_What is required_.
Each line containing the word "matplotlib" needs to be copied.
____
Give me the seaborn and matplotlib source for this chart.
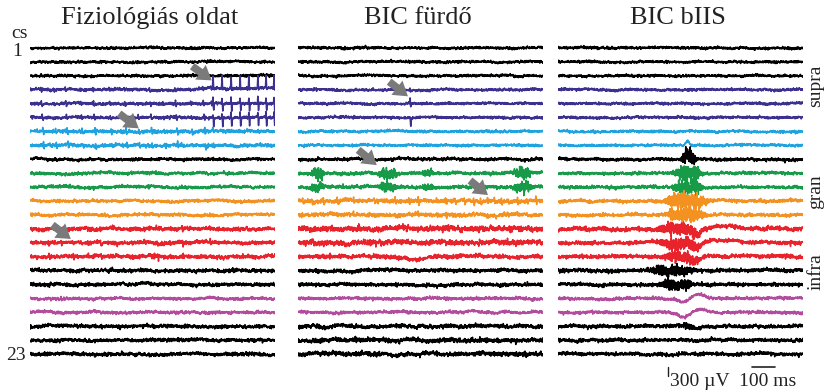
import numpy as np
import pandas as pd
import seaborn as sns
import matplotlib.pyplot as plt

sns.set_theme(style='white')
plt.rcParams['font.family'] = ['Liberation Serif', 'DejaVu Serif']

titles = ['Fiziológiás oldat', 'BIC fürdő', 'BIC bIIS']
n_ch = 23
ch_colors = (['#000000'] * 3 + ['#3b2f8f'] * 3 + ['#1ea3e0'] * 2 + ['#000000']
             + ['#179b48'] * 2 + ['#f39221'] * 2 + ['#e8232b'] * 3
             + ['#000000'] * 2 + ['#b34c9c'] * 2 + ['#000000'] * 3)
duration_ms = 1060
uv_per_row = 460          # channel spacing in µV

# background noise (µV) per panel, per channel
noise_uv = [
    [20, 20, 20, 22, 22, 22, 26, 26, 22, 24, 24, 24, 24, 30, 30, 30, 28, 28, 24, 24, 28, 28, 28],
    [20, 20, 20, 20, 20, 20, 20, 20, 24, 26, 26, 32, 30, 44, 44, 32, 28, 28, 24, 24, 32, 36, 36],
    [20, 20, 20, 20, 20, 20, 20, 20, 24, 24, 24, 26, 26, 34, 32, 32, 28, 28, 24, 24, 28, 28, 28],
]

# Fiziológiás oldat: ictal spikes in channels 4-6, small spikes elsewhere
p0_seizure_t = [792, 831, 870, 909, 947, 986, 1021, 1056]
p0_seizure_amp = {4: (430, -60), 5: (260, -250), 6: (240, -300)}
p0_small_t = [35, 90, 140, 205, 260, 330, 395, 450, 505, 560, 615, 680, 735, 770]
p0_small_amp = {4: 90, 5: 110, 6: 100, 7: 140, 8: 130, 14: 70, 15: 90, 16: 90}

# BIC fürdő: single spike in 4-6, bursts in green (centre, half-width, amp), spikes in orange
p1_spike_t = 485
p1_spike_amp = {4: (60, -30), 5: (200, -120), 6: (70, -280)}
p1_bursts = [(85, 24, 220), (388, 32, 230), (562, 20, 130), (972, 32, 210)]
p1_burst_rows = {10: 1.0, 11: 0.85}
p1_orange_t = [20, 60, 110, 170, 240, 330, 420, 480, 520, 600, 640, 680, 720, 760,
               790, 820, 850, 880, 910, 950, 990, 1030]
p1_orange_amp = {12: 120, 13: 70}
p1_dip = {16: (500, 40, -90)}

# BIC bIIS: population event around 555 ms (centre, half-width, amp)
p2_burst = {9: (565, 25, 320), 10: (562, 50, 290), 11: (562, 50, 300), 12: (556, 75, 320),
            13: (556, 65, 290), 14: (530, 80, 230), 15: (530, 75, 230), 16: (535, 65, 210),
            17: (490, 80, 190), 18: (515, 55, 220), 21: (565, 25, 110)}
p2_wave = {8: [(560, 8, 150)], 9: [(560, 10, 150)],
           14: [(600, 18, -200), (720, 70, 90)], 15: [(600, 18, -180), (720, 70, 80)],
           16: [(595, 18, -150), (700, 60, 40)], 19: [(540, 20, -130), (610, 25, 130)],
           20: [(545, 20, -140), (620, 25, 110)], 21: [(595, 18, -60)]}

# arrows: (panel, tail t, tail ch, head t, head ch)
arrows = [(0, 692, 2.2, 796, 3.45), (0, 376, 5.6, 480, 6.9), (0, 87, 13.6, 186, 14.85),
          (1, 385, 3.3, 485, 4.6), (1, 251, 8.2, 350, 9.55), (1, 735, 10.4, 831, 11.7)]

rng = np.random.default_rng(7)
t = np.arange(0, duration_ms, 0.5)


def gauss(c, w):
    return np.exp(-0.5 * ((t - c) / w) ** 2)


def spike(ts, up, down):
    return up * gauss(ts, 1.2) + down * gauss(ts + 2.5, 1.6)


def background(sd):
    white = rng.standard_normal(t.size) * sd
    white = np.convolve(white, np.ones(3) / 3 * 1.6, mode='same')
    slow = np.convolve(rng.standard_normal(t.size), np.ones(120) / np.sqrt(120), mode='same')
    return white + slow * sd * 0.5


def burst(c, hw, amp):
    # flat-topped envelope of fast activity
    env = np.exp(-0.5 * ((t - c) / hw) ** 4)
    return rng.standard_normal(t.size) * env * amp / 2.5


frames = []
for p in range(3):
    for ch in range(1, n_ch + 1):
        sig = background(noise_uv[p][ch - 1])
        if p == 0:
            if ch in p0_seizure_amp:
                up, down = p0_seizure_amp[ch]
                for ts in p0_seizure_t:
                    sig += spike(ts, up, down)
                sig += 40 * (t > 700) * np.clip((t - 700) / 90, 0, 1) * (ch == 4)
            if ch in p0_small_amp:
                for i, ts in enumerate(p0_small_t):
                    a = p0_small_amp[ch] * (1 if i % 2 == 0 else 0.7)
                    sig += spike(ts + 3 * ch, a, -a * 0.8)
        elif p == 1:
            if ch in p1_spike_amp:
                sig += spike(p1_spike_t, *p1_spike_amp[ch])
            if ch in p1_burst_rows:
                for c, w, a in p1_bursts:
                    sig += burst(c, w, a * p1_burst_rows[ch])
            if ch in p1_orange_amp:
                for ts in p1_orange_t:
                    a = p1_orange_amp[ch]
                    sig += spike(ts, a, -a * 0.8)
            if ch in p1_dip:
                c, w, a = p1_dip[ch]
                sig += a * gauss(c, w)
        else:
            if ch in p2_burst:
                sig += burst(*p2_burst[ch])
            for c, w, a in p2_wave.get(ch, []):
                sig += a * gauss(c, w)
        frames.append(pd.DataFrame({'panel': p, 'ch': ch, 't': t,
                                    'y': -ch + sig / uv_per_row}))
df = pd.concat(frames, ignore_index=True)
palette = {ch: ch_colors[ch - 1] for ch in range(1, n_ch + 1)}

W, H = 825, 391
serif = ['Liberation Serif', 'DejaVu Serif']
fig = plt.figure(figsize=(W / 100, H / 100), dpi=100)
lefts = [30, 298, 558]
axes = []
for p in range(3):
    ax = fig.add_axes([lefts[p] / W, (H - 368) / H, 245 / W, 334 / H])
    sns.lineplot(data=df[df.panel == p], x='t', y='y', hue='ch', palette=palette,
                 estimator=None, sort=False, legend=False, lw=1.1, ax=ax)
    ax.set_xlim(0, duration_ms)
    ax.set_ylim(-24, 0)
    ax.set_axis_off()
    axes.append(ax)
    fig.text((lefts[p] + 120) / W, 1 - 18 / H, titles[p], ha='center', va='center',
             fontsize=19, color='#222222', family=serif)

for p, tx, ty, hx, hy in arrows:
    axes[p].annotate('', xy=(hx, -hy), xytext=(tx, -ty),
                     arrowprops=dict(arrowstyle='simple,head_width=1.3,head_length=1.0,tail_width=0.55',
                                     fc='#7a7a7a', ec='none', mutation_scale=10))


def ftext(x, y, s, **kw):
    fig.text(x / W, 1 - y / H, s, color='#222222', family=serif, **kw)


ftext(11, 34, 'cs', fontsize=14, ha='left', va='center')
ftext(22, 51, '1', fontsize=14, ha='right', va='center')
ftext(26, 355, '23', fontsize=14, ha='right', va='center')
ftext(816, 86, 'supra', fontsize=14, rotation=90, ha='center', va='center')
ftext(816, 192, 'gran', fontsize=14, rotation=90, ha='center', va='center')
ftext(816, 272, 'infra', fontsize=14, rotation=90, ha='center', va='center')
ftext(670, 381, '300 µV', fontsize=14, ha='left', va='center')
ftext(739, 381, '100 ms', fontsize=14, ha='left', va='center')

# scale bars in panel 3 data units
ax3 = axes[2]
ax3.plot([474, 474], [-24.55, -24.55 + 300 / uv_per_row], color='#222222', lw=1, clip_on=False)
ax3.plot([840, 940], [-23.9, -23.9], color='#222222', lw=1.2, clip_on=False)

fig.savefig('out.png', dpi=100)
____
_Final result_.
Give me the seaborn and matplotlib source for this chart.
import matplotlib.pyplot as plt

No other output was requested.